Wednesday, April 1, 2009

How Many Friends Do You Have?


Is Facebook a gamechanger that's expanding our network of friends? Is it fundamentally changing how we relate to others...and how many others we relate to? Maybe not.

From the February 28 issue of The Economist (excerpts):

That Facebook, Twitter and other online social networks will increase the size of human social groups is an obvious hypothesis, given that they reduce a lot of the friction and cost involved in keeping in touch with other people. Once you join and gather your “friends” online, you can share in their lives as recorded by photographs, “status updates” and other titbits, and, with your permission, they can share in yours. Additional friends are free, so why not say the more the merrier?

...

Several years ago, therefore, Robin Dunbar, an anthropologist who now works at Oxford University, concluded that the cognitive power of the brain limits the size of the social network that an individual of any given species can develop. Extrapolating from the brain sizes and social networks of apes, Dr Dunbar suggested that the size of the human brain allows stable networks of about 148. Rounded to 150, this has become famous as “the Dunbar number”.

Many institutions, from neolithic villages to the maniples of the Roman army, seem to be organised around the Dunbar number. ... But that does not prove Dr Dunbar’s hypothesis is correct....

The rise of online social networks, with their troves of data, might shed some light on these matters. So The Economist asked Cameron Marlow, the “in-house sociologist” at Facebook, to crunch some numbers. Dr Marlow found that the average number of “friends” in a Facebook network is 120, consistent with Dr Dunbar’s hypothesis, and that women tend to have somewhat more than men. But the range is large, and some people have networks numbering more than 500, so the hypothesis cannot yet be regarded as proven.

What also struck Dr Marlow, however, was that the number of people on an individual’s friend list with whom he (or she) frequently interacts is remarkably small and stable. The more “active” or intimate the interaction, the smaller and more stable the group.

Thus an average man—one with 120 friends—generally responds to the postings of only seven of those friends by leaving comments on the posting individual’s photos, status messages or “wall”. An average woman is slightly more sociable, responding to ten. When it comes to two-way communication such as e-mails or chats, the average man interacts with only four people and the average woman with six. Among those Facebook users with 500 friends, these numbers are somewhat higher, but not hugely so. Men leave comments for 17 friends, women for 26. Men communicate with ten, women with 16.

What mainly goes up, therefore, is not the core network but the number of casual contacts that people track more passively. This corroborates Dr Marsden’s ideas about core networks, since even those Facebook users with the most friends communicate only with a relatively small number of them.

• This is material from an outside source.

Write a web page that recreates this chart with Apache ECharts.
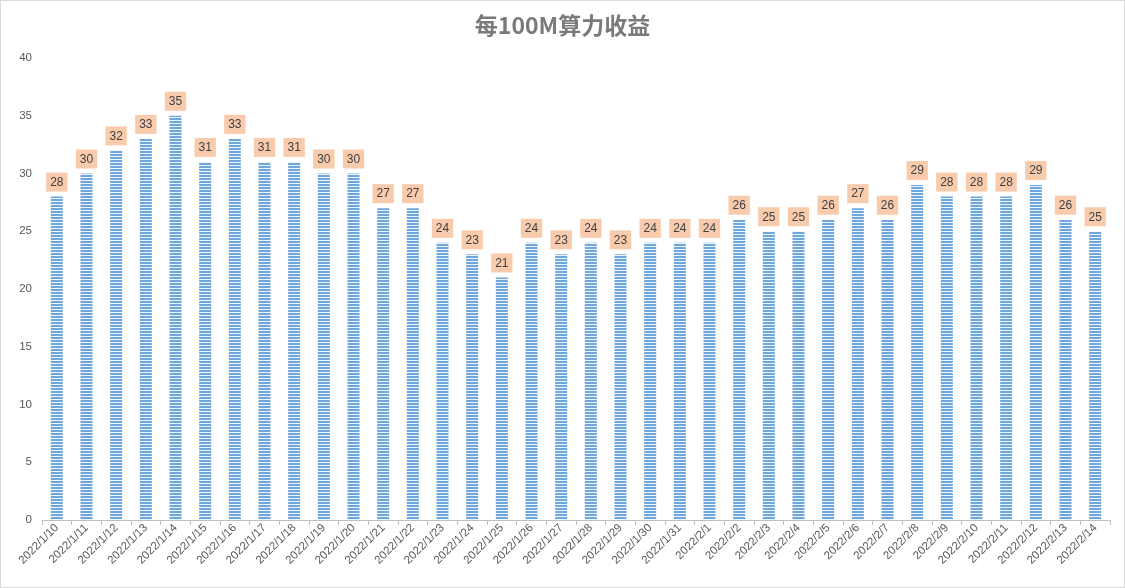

Put differently, people who are members of online social networks are not so much “networking” as they are “broadcasting their lives to an outer tier of acquaintances who aren’t necessarily inside the Dunbar circle,” says Lee Rainie, the director of the Pew Internet & American Life Project, a polling organisation. Humans may be advertising themselves more efficiently. But they still have the same small circles of intimacy as ever.

You can read the entire article here.

1 comment:

  1. Ummm...I had to go to my profile and check. I only have 254, believe it or not.

    I used to work until midnight with my co-workers, and check facebook when I got home before bed and find them all online too. Then we'd im each other like we hadn't been working for the last eight hours.

    Your article didn't address the phenom of family connecting with each other. I now know more about my nieces' and nephews' drinking habits, social lives, photos, videos and other emo activities of their generation than I ever care to know. At first it was really sweet. Now, it seems a little frightening. And all I do is be boring. I used to be the mysterious crazy auntie in Michigan that their parents made fun of even though they "still love her anywhay" (exact words, I heard 'em).

    I have to cut back, but after getting touch with many members of my high school (class of '80) and finding out that they all became Christians or Mormons, I can't get rid of them.